Steve McQueen directed a film adaptation, and co-wrote the screenplay with Gillian Flynn. New Regency produce the film. In September 2016 Viola Davis was announced as starring as Dolly Rawlins. In January 2017, André Holland and Cynthia Erivo were announced as starring in the film. Elizabeth Debicki was in talks to join the film in February 2017. The same month, Michelle Rodriguez and Daniel Kaluuya were named among the cast. In March 2017, Liam Neeson was in discussions to star as Viola Davis' husband, and subsequently joined the cast. Robert Duvall joined the cast in April, as did Garret Dillahunt, Jacki Weaver, Manuel Garcia-Rulfo and Lukas Haas in May 2017. Carrie Coon was cast in June 2017, with Michael Harney and Jon Bernthal announced as cast members a month later.
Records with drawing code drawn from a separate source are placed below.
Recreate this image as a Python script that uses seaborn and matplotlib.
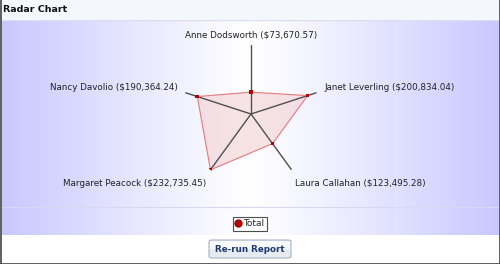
import numpy as np
import pandas as pd
import matplotlib
matplotlib.use("Agg")
import matplotlib.pyplot as plt
import seaborn as sns
from matplotlib.patches import Rectangle, FancyBboxPatch
from matplotlib.lines import Line2D

sns.set_style("white")
plt.rcParams['font.family'] = ['DejaVu Sans']

# ---- data ----
employees = ["Anne Dodsworth", "Janet Leverling", "Laura Callahan",
             "Margaret Peacock", "Nancy Davolio"]
totals = [73670.57, 200834.04, 123495.28, 232735.45, 190364.24]
series_name = "Total"
title = "Radar Chart"
button_text = "Re-run Report"

W, H = 500, 264
fig = plt.figure(figsize=(W / 100, H / 100), dpi=100)
fig.patch.set_facecolor("white")

def fx(px):
    return px / W

def fy(py):
    return 1 - py / H

# title bar
fig.patches.append(Rectangle((0, fy(20)), 1, 20 / H, transform=fig.transFigure,
                             facecolor="#f4f7fc", edgecolor="none", zorder=0))
fig.text(fx(3), fy(10), title, fontsize=6.8, fontweight="bold",
         color="#111111", va="center", ha="left")

# gradient panel
bg = fig.add_axes([fx(2), fy(235), fx(497), 215 / H], zorder=0)
xs = np.linspace(-1, 1, 400)
t = np.abs(xs) ** 1.1
c0 = np.array([1.0, 1.0, 1.0])
c1 = np.array([200, 200, 255]) / 255
grad = (1 - t)[:, None] * c0 + t[:, None] * c1
bg.imshow(grad[None, :, :], aspect="auto", extent=[0, 1, 0, 1])
bg.axhline(1 - 187 / 215, color="#d8d8f0", lw=0.8)
bg.axhline(1.0, color="#dcdcf2", lw=1.0)
bg.set_xlim(0, 1)
bg.set_ylim(0, 1)
bg.axis("off")

# radar
cx, cy, R = 251, 114, 69
ax = fig.add_axes([fx(cx - R), fy(cy + R), 2 * R / W, 2 * R / H],
                  projection="polar", zorder=2)
ax.set_facecolor("none")
ax.set_theta_offset(np.pi / 2)
ax.set_theta_direction(-1)
rmax = max(totals)
ax.set_ylim(0, rmax)
n = len(employees)
angles = np.arange(n) * 2 * np.pi / n

for a in angles:
    ax.plot([a, a], [0, rmax], color="#505050", lw=1.0, zorder=3)

df = pd.DataFrame({"theta": list(angles) + [angles[0]],
                   "r": totals + [totals[0]]})
ax.fill(df["theta"], df["r"], color="#eebcbc", alpha=0.4, zorder=2, lw=0)
sns.lineplot(data=df, x="theta", y="r", sort=False, estimator=None,
             color="#e47a7a", lw=0.8, ax=ax, zorder=4)
pts = pd.DataFrame({"theta": angles, "r": totals, "series": series_name})
sns.scatterplot(data=pts, x="theta", y="r", marker="s", s=7, color="#b00000",
                edgecolor="none", ax=ax, zorder=5, legend=False)
ax.grid(False)
ax.set_xticks([])
ax.set_yticks([])
ax.spines["polar"].set_visible(False)
ax.set_xlabel("")
ax.set_ylabel("")

# axis labels
labels = [f"{e} (${v:,.2f})" for e, v in zip(employees, totals)]
lab_pos = [(251, 35, "center"), (324, 88, "left"), (295, 183, "left"),
           (206, 183, "right"), (178, 88, "right")]
for lab, (px, py, ha) in zip(labels, lab_pos):
    fig.text(fx(px), fy(py), lab, fontsize=6.3, color="#222222",
             ha=ha, va="center")

# legend
handle = Line2D([], [], marker="o", color="none", markerfacecolor="#b00000",
                markeredgecolor="#b00000", markersize=5)
leg = fig.legend([handle], [series_name], loc="center",
                 bbox_to_anchor=(fx(250), fy(224)), frameon=True,
                 fancybox=False, fontsize=6.5, handlelength=0.6,
                 handletextpad=0.3, borderpad=0.25, borderaxespad=0)
leg.get_frame().set_edgecolor("#222222")
leg.get_frame().set_linewidth(0.8)

# button
btn = FancyBboxPatch((fx(209), fy(258)), 82 / W, 18 / H,
                     boxstyle="round,pad=0,rounding_size=0.006",
                     transform=fig.transFigure, facecolor="#e6eaf1",
                     edgecolor="#a8b4c8", lw=0.8, zorder=3)
fig.patches.append(btn)
fig.patches.append(Rectangle((fx(210), fy(249)), 80 / W, 8 / H,
                             transform=fig.transFigure, facecolor="#f8f9fc",
                             edgecolor="none", zorder=3))
fig.text(fx(250), fy(249), button_text, fontsize=6.3, fontweight="bold",
         color="#1f3a70", ha="center", va="center", zorder=4)
fig.lines.append(Line2D([fx(215), fx(221)], [fy(255), fy(255)],
                        transform=fig.transFigure, color="#1f3a70", lw=0.7))

# outer frame lines
for xy in ([[fx(0.5), fx(0.5)], [0, 1]], [[fx(499.5), fx(499.5)], [0, 1]],
           [[0, 1], [fy(263.5), fy(263.5)]]):
    fig.lines.append(Line2D(xy[0], xy[1], transform=fig.transFigure,
                            color="#444444", lw=1.2))

fig.savefig("out.png", dpi=100, facecolor=fig.get_facecolor())
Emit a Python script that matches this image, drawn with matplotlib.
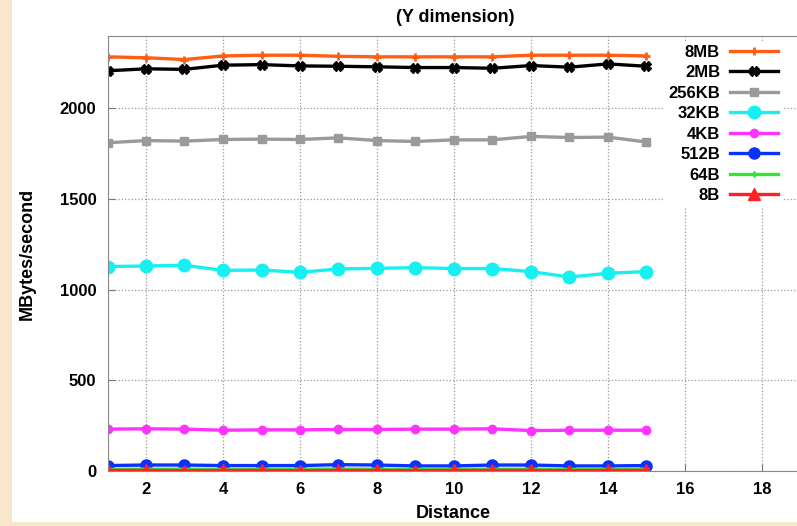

Principal photography began on 8 May 2017.

==Home media==
The series was initially made available on VHS via Fremantle Home Entertainment; "Series One" was released on 13 May 2002, while "Series Two" was made available on 8 July 2002.

The Complete Series of Widows was released on DVD, first from Fremantle, on 19 April 2010, and again from Revelation Films, with the addition of the sequel series She's Out (which is included in all subsequent releases), then from Network on 5 November 2018.

On 5 November 2018, Network also released the complete series on standard definition Blu-ray.